When choosing facade cladding, people often compare the “look” and the price per m². But a facade isn’t a seasonal purchase. What matters more is: how convenient the material is to install, how it behaves at junctions and details, how much maintenance costs, and whether you’ll need to redo it after a few years.
Below is a clear comparison of three popular approaches: porcelain stoneware, facade panels, and flexible tile.
1) Weight: What happens to the load on the building
Porcelain stoneware and many facade panel systems (especially those with substructures) almost always mean more weight and a more complex construction. This matters in two cases:
if the building is old or being renovated
if the facade is installed over insulation and you want to keep the system lightweight
In such projects, lightweight cladding often wins: less load, fewer demands on the substrate, and simpler detailing. That’s why facade insulation is more often paired with solutions that don’t make the system heavier or complicate the fasteners.
2) Logistics: Who pays for “weight” and fragility
Logistics isn’t only delivery. It also includes:
unloading and lifting
on-site storage
breakage/chipping
waste from cutting and mistakes
Porcelain stoneware requires careful handling and often causes losses during transport and cutting. Panels can be bulky and inconvenient in tight yards or at height.
With lightweight cladding, logistics are usually easier: less risk in transport and fewer complications on site.
3) Details and complex zones: Where everything is decided
A facade is rarely a perfectly flat plane. Almost always there are:
corners
window reveals
junctions
cornices
transitions between materials
These are the places where cracks, delamination, and visible “problems” appear most often. Installation guidance usually highlights the key things: proper preparation, reinforcement, mesh, and well-designed details.
If a material requires complex fitting, heavy elements, or a lot of mechanical fixing, the risk of mistakes in these zones rises. In real life, the winners are solutions that adapt more easily to geometry and don’t turn the facade into a “construction set of different technologies.”

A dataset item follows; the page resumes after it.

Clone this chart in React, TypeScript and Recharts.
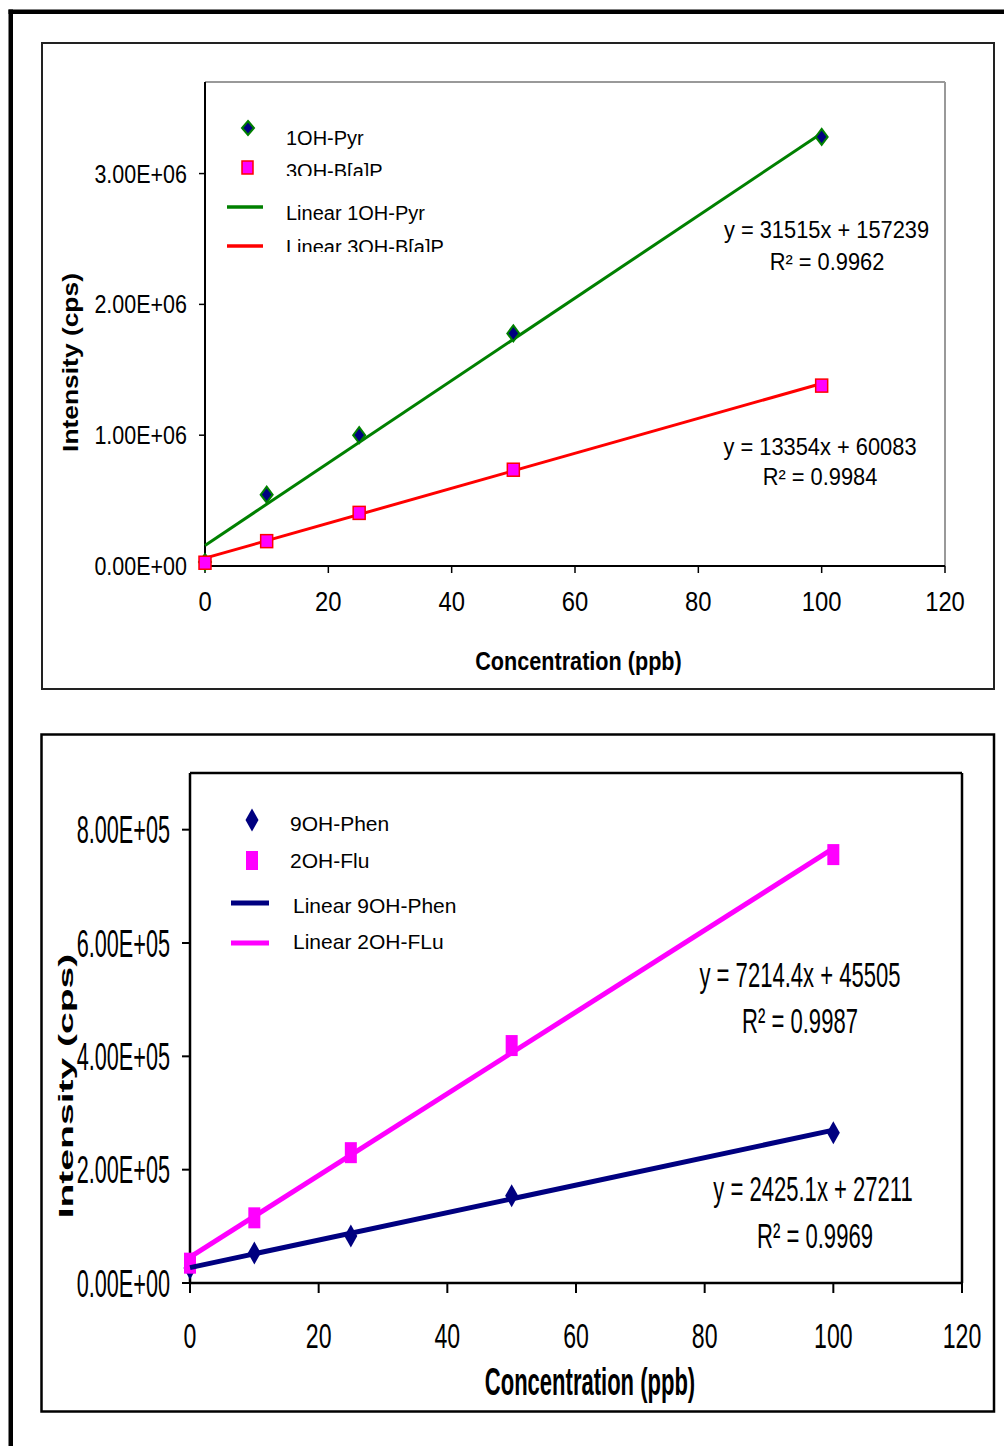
import React from 'react';
import { ScatterChart, Scatter, XAxis, YAxis, ReferenceLine, Legend } from 'recharts';

const FONT = '"Liberation Sans", Arial, Helvetica, sans-serif';

// ---------- Top chart data ----------
const concentrations = [0, 10, 25, 50, 100];
const pyr1OH = [30000, 545000, 1000000, 1778000, 3280000];
const bap3OH = [25000, 190000, 406000, 736000, 1379000];
const trendX = [0, 100];
const fitPyr1OH = [157239, 3308739];
const fitBap3OH = [60083, 1395483];
const xTicks = [0, 20, 40, 60, 80, 100, 120];
const xLabels = ['0', '20', '40', '60', '80', '100', '120'];
const topYTicks = [0, 1000000, 2000000, 3000000];
const topYLabels = ['0.00E+00', '1.00E+06', '2.00E+06', '3.00E+06'];
const topEq = ['y = 31515x + 157239', 'R² = 0.9962', 'y = 13354x + 60083', 'R² = 0.9984'];
const topLegend = ['1OH-Pyr', '3OH-B[a]P', 'Linear 1OH-Pyr', 'Linear 3OH-B[a]P'];

// ---------- Bottom chart data ----------
const phen9OH = [26500, 53000, 83000, 154000, 265000];
const flu2OH = [35000, 115000, 230000, 419000, 756000];
const fitPhen9OH = [27211, 269721];
const fitFlu2OH = [45505, 766945];
const botYTicks = [0, 200000, 400000, 600000, 800000];
const botYLabels = ['0.00E+00', '2.00E+05', '4.00E+05', '6.00E+05', '8.00E+05'];
const botEq = ['y = 7214.4x + 45505', 'R² = 0.9987', 'y = 2425.1x + 27211', 'R² = 0.9969'];
const botLegend = ['9OH-Phen', '2OH-Flu', 'Linear 9OH-Phen', 'Linear 2OH-FLu'];

const xTitle = 'Concentration (ppb)';
const yTitle = 'Intensity (cps)';

const NAVY = '#000080';
const GREEN = '#008000';
const RED = '#FF0000';
const MAGENTA = '#FF00FF';

const toPoints = (xs: number[], ys: number[]) => xs.map((x, i) => ({ x, y: ys[i] }));

function STxt(p: any) {
  const { x, y, fs, sx = 1, anchor = 'start', bold = false, rot = 0, children, clip } = p;
  return (
    <g transform={`translate(${x},${y}) rotate(${rot}) scale(${sx},1)`} clipPath={clip}>
      <text x={0} y={0} fontSize={fs} fontFamily={FONT} fontWeight={bold ? 'bold' : 'normal'} textAnchor={anchor} fill="#000">
        {children}
      </text>
    </g>
  );
}

const makeTick = (values: number[], labels: string[], fs: number, sx: number, anchor: string) => (props: any) => {
  const { x, y, payload } = props;
  const i = values.indexOf(payload.value);
  return <STxt x={x} y={y + fs * 0.358} fs={fs} sx={sx} anchor={anchor}>{labels[i]}</STxt>;
};

const none = () => <g />;

const TopDiamond = (p: any) => {
  const { cx, cy } = p;
  return <polygon points={`${cx},${cy - 8} ${cx + 6},${cy} ${cx},${cy + 8} ${cx - 6},${cy}`} fill={NAVY} stroke={GREEN} strokeWidth={2} />;
};
const TopSquare = (p: any) => {
  const { cx, cy } = p;
  return <rect x={cx - 6} y={cy - 6.5} width={12} height={13} fill={MAGENTA} stroke={RED} strokeWidth={1.5} />;
};
const BotDiamond = (p: any) => {
  const { cx, cy } = p;
  return <polygon points={`${cx},${cy - 11.5} ${cx + 6.5},${cy} ${cx},${cy + 11.5} ${cx - 6.5},${cy}`} fill={NAVY} />;
};
const BotSquare = (p: any) => {
  const { cx, cy } = p;
  return <rect x={cx - 6} y={cy - 10.5} width={12} height={21} fill={MAGENTA} />;
};

const TopLegendContent = () => (
  <svg width={1004} height={720} style={{ position: 'absolute', left: 0, top: 0 }}>
    <defs>
      <clipPath id="clipA"><rect x={-10} y={-40} width={300} height={38.5} /></clipPath>
      <clipPath id="clipB"><rect x={-10} y={-40} width={300} height={38.5} /></clipPath>
    </defs>
    <polygon points="248,121 254,128 248,135 242,128" fill={NAVY} stroke={GREEN} strokeWidth={2} />
    <rect x={242} y={161} width={11} height={13} fill={MAGENTA} stroke={RED} strokeWidth={1.5} />
    <line x1={227} x2={263} y1={207} y2={207} stroke={GREEN} strokeWidth={3.5} />
    <line x1={227} x2={263} y1={246} y2={246} stroke={RED} strokeWidth={3.5} />
    <STxt x={286} y={145} fs={20}>{topLegend[0]}</STxt>
    <STxt x={286} y={177.5} fs={20} clip="url(#clipA)">{topLegend[1]}</STxt>
    <STxt x={286} y={220} fs={20}>{topLegend[2]}</STxt>
    <STxt x={286} y={253.5} fs={20} clip="url(#clipB)">{topLegend[3]}</STxt>
  </svg>
);

const BotLegendContent = () => (
  <svg width={1004} height={746} style={{ position: 'absolute', left: 0, top: 0 }}>
    <polygon points="252,108.5 258.5,120 252,131.5 245.5,120" fill={NAVY} />
    <rect x={246} y={151} width={12} height={19} fill={MAGENTA} />
    <line x1={231} x2={269} y1={203} y2={203} stroke={NAVY} strokeWidth={5} />
    <line x1={231} x2={269} y1={243} y2={243} stroke={MAGENTA} strokeWidth={5} />
    <STxt x={290} y={131} fs={21}>{botLegend[0]}</STxt>
    <STxt x={290} y={168} fs={21}>{botLegend[1]}</STxt>
    <STxt x={293} y={213} fs={21}>{botLegend[2]}</STxt>
    <STxt x={293} y={249} fs={21}>{botLegend[3]}</STxt>
  </svg>
);

function TopChart() {
  return (
    <ScatterChart width={1004} height={720} margin={{ top: 82, right: 59, bottom: 124, left: 145 }}>
      <XAxis type="number" dataKey="x" domain={[0, 120]} ticks={xTicks}
        axisLine={{ stroke: '#000', strokeWidth: 2 }} tickLine={{ stroke: '#000', strokeWidth: 1.5 }}
        tickSize={7} tickMargin={28} height={30} tick={makeTick(xTicks, xLabels, 28, 0.85, 'middle')} />
      <YAxis type="number" dataKey="y" domain={[0, 3700000]} ticks={topYTicks}
        axisLine={{ stroke: '#000', strokeWidth: 2 }} tickLine={{ stroke: '#000', strokeWidth: 1.5 }}
        tickSize={6} tickMargin={12} width={60} tick={makeTick(topYTicks, topYLabels, 25, 0.86, 'end')} />
      <ReferenceLine y={3700000} stroke="#999" strokeWidth={2} />
      <ReferenceLine x={120} stroke="#999" strokeWidth={2} />
      <Scatter name="Linear 1OH-Pyr" data={toPoints(trendX, fitPyr1OH)} line={{ stroke: GREEN, strokeWidth: 3 }} shape={none} isAnimationActive={false} />
      <Scatter name="Linear 3OH-B[a]P" data={toPoints(trendX, fitBap3OH)} line={{ stroke: RED, strokeWidth: 3 }} shape={none} isAnimationActive={false} />
      <Scatter name="1OH-Pyr" data={toPoints(concentrations, pyr1OH)} shape={TopDiamond} isAnimationActive={false} />
      <Scatter name="3OH-B[a]P" data={toPoints(concentrations, bap3OH)} shape={TopSquare} isAnimationActive={false} />
      <Legend layout="horizontal" verticalAlign="middle" align="center" content={TopLegendContent}
        wrapperStyle={{ left: 0, top: 0, width: 1004, height: 720, pointerEvents: 'none' }} />
    </ScatterChart>
  );
}

function BottomChart() {
  return (
    <ScatterChart width={1004} height={746} margin={{ top: 73, right: 42, bottom: 133, left: 130 }}>
      <XAxis type="number" dataKey="x" domain={[0, 120]} ticks={xTicks}
        axisLine={{ stroke: '#000', strokeWidth: 2.5 }} tickLine={{ stroke: '#000', strokeWidth: 2 }}
        tickSize={10} tickMargin={42} height={30} tick={makeTick(xTicks, xLabels, 35, 0.66, 'middle')} />
      <YAxis type="number" dataKey="y" domain={[0, 900000]} ticks={botYTicks}
        axisLine={{ stroke: '#000', strokeWidth: 2.5 }} tickLine={{ stroke: '#000', strokeWidth: 2 }}
        tickSize={8} tickMargin={12} width={60} tick={makeTick(botYTicks, botYLabels, 38, 0.57, 'end')} />
      <ReferenceLine y={900000} stroke="#000" strokeWidth={2.5} />
      <ReferenceLine x={120} stroke="#000" strokeWidth={2.5} />
      <Scatter name="9OH-Phen" data={toPoints(concentrations, phen9OH)} shape={BotDiamond} isAnimationActive={false} />
      <Scatter name="2OH-Flu" data={toPoints(concentrations, flu2OH)} shape={BotSquare} isAnimationActive={false} />
      <Scatter name="Linear 2OH-FLu" data={toPoints(trendX, fitFlu2OH)} line={{ stroke: MAGENTA, strokeWidth: 5 }} shape={none} isAnimationActive={false} />
      <Scatter name="Linear 9OH-Phen" data={toPoints(trendX, fitPhen9OH)} line={{ stroke: NAVY, strokeWidth: 5 }} shape={none} isAnimationActive={false} />
      <Legend layout="horizontal" verticalAlign="middle" align="center" content={BotLegendContent}
        wrapperStyle={{ left: 0, top: 0, width: 1004, height: 746, pointerEvents: 'none' }} />
    </ScatterChart>
  );
}

export default function App() {
  return (
    <div style={{ position: 'absolute', left: 0, top: 0, width: 1004, height: 1446, background: '#fff', overflow: 'hidden' }}>
      <svg width={1004} height={1446} style={{ position: 'absolute', left: 0, top: 0 }}>
        <rect x={8.5} y={9.5} width={4.5} height={1437} fill="#000" />
        <rect x={8.5} y={9.5} width={995.5} height={4.5} fill="#000" />
        <rect x={42} y={43} width={952} height={646} fill="none" stroke="#222" strokeWidth={2} />
        <rect x={41.5} y={734.5} width={952.5} height={677} fill="none" stroke="#000" strokeWidth={2.5} />
        {/* top titles & equations */}
        <STxt x={578.5} y={670} fs={25} sx={0.865} bold anchor="middle">{xTitle}</STxt>
        <STxt x={78} y={362.5} fs={22} sx={1.2} bold rot={-90} anchor="middle">{yTitle}</STxt>
        <STxt x={826.5} y={238} fs={23} sx={0.95} anchor="middle">{topEq[0]}</STxt>
        <STxt x={827} y={270} fs={23} sx={0.95} anchor="middle">{topEq[1]}</STxt>
        <STxt x={820} y={455} fs={23} sx={0.95} anchor="middle">{topEq[2]}</STxt>
        <STxt x={820} y={485} fs={23} sx={0.95} anchor="middle">{topEq[3]}</STxt>
        {/* bottom titles & equations */}
        <STxt x={590} y={1395} fs={39} sx={0.565} bold anchor="middle">{xTitle}</STxt>
        <STxt x={73} y={1086} fs={21} sx={1.86} bold rot={-90} anchor="middle">{yTitle}</STxt>
        <STxt x={800} y={987} fs={35} sx={0.63} anchor="middle">{botEq[0]}</STxt>
        <STxt x={800} y={1033} fs={35} sx={0.63} anchor="middle">{botEq[1]}</STxt>
        <STxt x={813} y={1201} fs={35} sx={0.63} anchor="middle">{botEq[2]}</STxt>
        <STxt x={815} y={1248} fs={35} sx={0.63} anchor="middle">{botEq[3]}</STxt>
      </svg>
      <div style={{ position: 'absolute', left: 0, top: 0 }}>
        <TopChart />
      </div>
      <div style={{ position: 'absolute', left: 0, top: 700 }}>
        <BottomChart />
      </div>
    </div>
  );
}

4) Service life: What happens after 3–5 years
It’s important to honestly distinguish two things:
“the material is strong by itself”
“the facade system works without problems”

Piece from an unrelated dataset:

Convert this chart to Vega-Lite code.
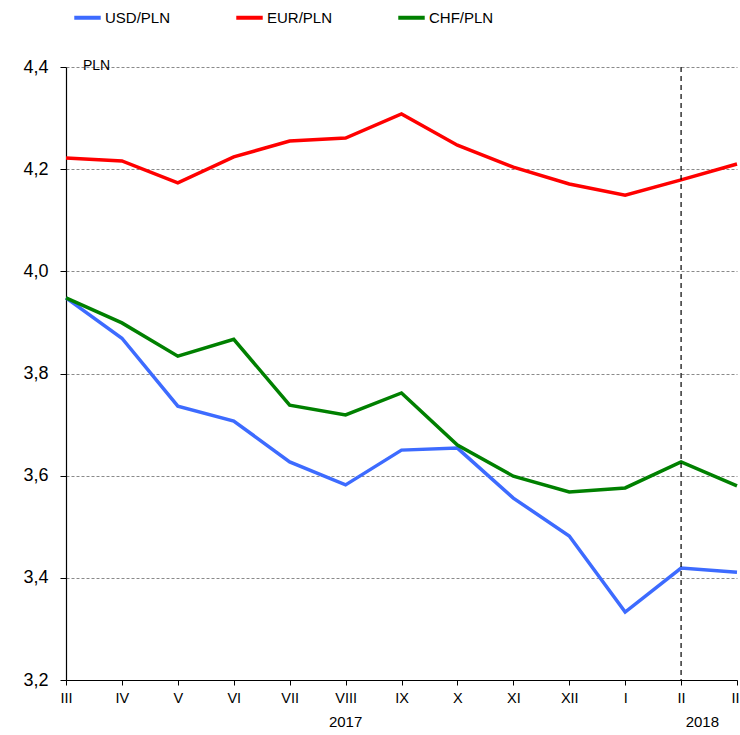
{
  "$schema": "https://vega.github.io/schema/vega-lite/v6.json",
  "width": 671,
  "height": 613,
  "autosize": {"type": "none"},
  "padding": {"left": 66, "top": 67, "right": 3, "bottom": 55},
  "background": "white",
  "config": {
    "font": "Liberation Sans",
    "view": {"stroke": null}
  },
  "datasets": {
    "fx": [
      {"i": 0, "pair": "USD/PLN", "v": 3.948}, {"i": 1, "pair": "USD/PLN", "v": 3.869}, {"i": 2, "pair": "USD/PLN", "v": 3.736}, {"i": 3, "pair": "USD/PLN", "v": 3.707}, {"i": 4, "pair": "USD/PLN", "v": 3.627}, {"i": 5, "pair": "USD/PLN", "v": 3.582}, {"i": 6, "pair": "USD/PLN", "v": 3.650}, {"i": 7, "pair": "USD/PLN", "v": 3.654}, {"i": 8, "pair": "USD/PLN", "v": 3.556}, {"i": 9, "pair": "USD/PLN", "v": 3.482}, {"i": 10, "pair": "USD/PLN", "v": 3.333}, {"i": 11, "pair": "USD/PLN", "v": 3.419}, {"i": 12, "pair": "USD/PLN", "v": 3.411},
      {"i": 0, "pair": "EUR/PLN", "v": 4.222}, {"i": 1, "pair": "EUR/PLN", "v": 4.216}, {"i": 2, "pair": "EUR/PLN", "v": 4.173}, {"i": 3, "pair": "EUR/PLN", "v": 4.224}, {"i": 4, "pair": "EUR/PLN", "v": 4.255}, {"i": 5, "pair": "EUR/PLN", "v": 4.261}, {"i": 6, "pair": "EUR/PLN", "v": 4.308}, {"i": 7, "pair": "EUR/PLN", "v": 4.247}, {"i": 8, "pair": "EUR/PLN", "v": 4.204}, {"i": 9, "pair": "EUR/PLN", "v": 4.171}, {"i": 10, "pair": "EUR/PLN", "v": 4.149}, {"i": 11, "pair": "EUR/PLN", "v": 4.179}, {"i": 12, "pair": "EUR/PLN", "v": 4.210},
      {"i": 0, "pair": "CHF/PLN", "v": 3.948}, {"i": 1, "pair": "CHF/PLN", "v": 3.899}, {"i": 2, "pair": "CHF/PLN", "v": 3.834}, {"i": 3, "pair": "CHF/PLN", "v": 3.867}, {"i": 4, "pair": "CHF/PLN", "v": 3.738}, {"i": 5, "pair": "CHF/PLN", "v": 3.719}, {"i": 6, "pair": "CHF/PLN", "v": 3.762}, {"i": 7, "pair": "CHF/PLN", "v": 3.660}, {"i": 8, "pair": "CHF/PLN", "v": 3.599}, {"i": 9, "pair": "CHF/PLN", "v": 3.568}, {"i": 10, "pair": "CHF/PLN", "v": 3.576}, {"i": 11, "pair": "CHF/PLN", "v": 3.627}, {"i": 12, "pair": "CHF/PLN", "v": 3.580}
    ],
    "years": [
      {"i": 5, "year": "2017"},
      {"i": 11.38, "year": "2018"}
    ]
  },
  "layer": [
    {
      "data": {"name": "fx"},
      "mark": {"type": "line", "strokeWidth": 3.5, "clip": false},
      "encoding": {
        "x": {
          "field": "i", "type": "quantitative",
          "scale": {"domain": [0, 12], "nice": false, "zero": false},
          "axis": {
            "title": null,
            "values": [0,1,2,3,4,5,6,7,8,9,10,11,12],
            "labelExpr": "['III','IV','V','VI','VII','VIII','IX','X','XI','XII','I','II','III'][datum.value]",
            "grid": false,
            "domainColor": "#000000",
            "domainWidth": 1.2,
            "tickColor": "#000000",
            "tickSize": 5,
            "labelFontSize": 14.5,
            "labelColor": "#000000",
            "labelPadding": 6,
            "labelFlush": false,
            "labelOverlap": false
          }
        },
        "y": {
          "field": "v", "type": "quantitative",
          "scale": {"domain": [3.2, 4.4], "nice": false, "zero": false},
          "axis": {
            "title": null,
            "values": [3.2, 3.4, 3.6, 3.8, 4.0, 4.2, 4.4],
            "labelExpr": "replace(format(datum.value, '.1f'), '.', ',')",
            "grid": true,
            "gridColor": "#8a8a8a",
            "gridDash": [3, 2],
            "gridWidth": 1,
            "domainColor": "#000000",
            "domainWidth": 1.2,
            "tickColor": "#000000",
            "tickSize": 6,
            "labelFontSize": 18,
            "labelColor": "#000000",
            "labelPadding": 12,
            "labelFlush": false
          }
        },
        "color": {
          "field": "pair", "type": "nominal",
          "scale": {"domain": ["USD/PLN", "EUR/PLN", "CHF/PLN"], "range": ["#3d6bff", "#ff0000", "#008000"]},
          "legend": {
            "title": null,
            "orient": "none",
            "legendX": 6,
            "legendY": -65,
            "direction": "horizontal",
            "columns": 3,
            "gridAlign": "all",
            "symbolType": "stroke",
            "symbolStrokeWidth": 4,
            "symbolSize": 700,
            "labelFontSize": 15,
            "labelColor": "#000000",
            "labelOffset": 2,
            "columnPadding": 57
          }
        }
      }
    },
    {
      "data": {"values": [{"i": 11}]},
      "mark": {"type": "rule", "color": "#000000", "strokeDash": [5, 4], "strokeWidth": 1.2},
      "encoding": {"x": {"field": "i", "type": "quantitative"}}
    },
    {
      "data": {"name": "years"},
      "mark": {"type": "text", "fontSize": 15, "color": "#000000", "dy": 42, "align": "center", "baseline": "middle"},
      "encoding": {
        "x": {"field": "i", "type": "quantitative"},
        "y": {"datum": 3.2, "type": "quantitative"},
        "text": {"field": "year"}
      }
    },
    {
      "data": {"values": [{"i": 0, "t": "PLN"}]},
      "mark": {"type": "text", "fontSize": 14, "color": "#000000", "dx": 17, "dy": -1, "align": "left", "baseline": "middle"},
      "encoding": {
        "x": {"field": "i", "type": "quantitative"},
        "y": {"datum": 4.4, "type": "quantitative"},
        "text": {"field": "t"}
      }
    }
  ]
}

Even very strong porcelain stoneware can start sounding hollow and separating if there were mistakes in detailing or if the substrate moves. Panels can visually age or suffer at joints.
So facade reliability is not only strength, but also:
how well the material tolerates micro-movements
how stable it is in use
how easy it is to repair local areas
5) Life-cycle cost: The main metric people forget
The most important question isn’t “how much does a m² cost,” but:
how much the facade will cost over 5–10 years, including:
installation labor
logistics
maintenance
repairs and rework
loss of appearance
For example:
porcelain stoneware can be expensive to install and may require a complex system
panels can be quick to install, but may have issues with joints / visual aging
lightweight cladding often saves money on labor, logistics, and by reducing the “risk of rework”
When flexible tile is especially cost-effective
There are situations where the choice becomes obvious:
an insulated facade where weight and system simplicity matter
a building with many details and complex architecture
a project where speed matters and you want to reduce “human factor” risks
the goal is a beautiful facade without constant repairs and refreshes
In such projects, the finishing layer is often KORDEKO flexible tile (PletaFlex): it delivers a “stone” look, while being easier in logistics and installation — especially in complex areas.
Conclusion: What to compare to avoid mistakes
For a fair comparison, look not only at the material price, but at four things:
weight and construction (especially over insulation)
logistics and waste
detailing and complex zones (where failures happen)
life-cycle cost (5–10 years)
Then the choice often becomes simpler: the best value is the solution with fewer risks and fewer reworks — not simply the cheapest per m².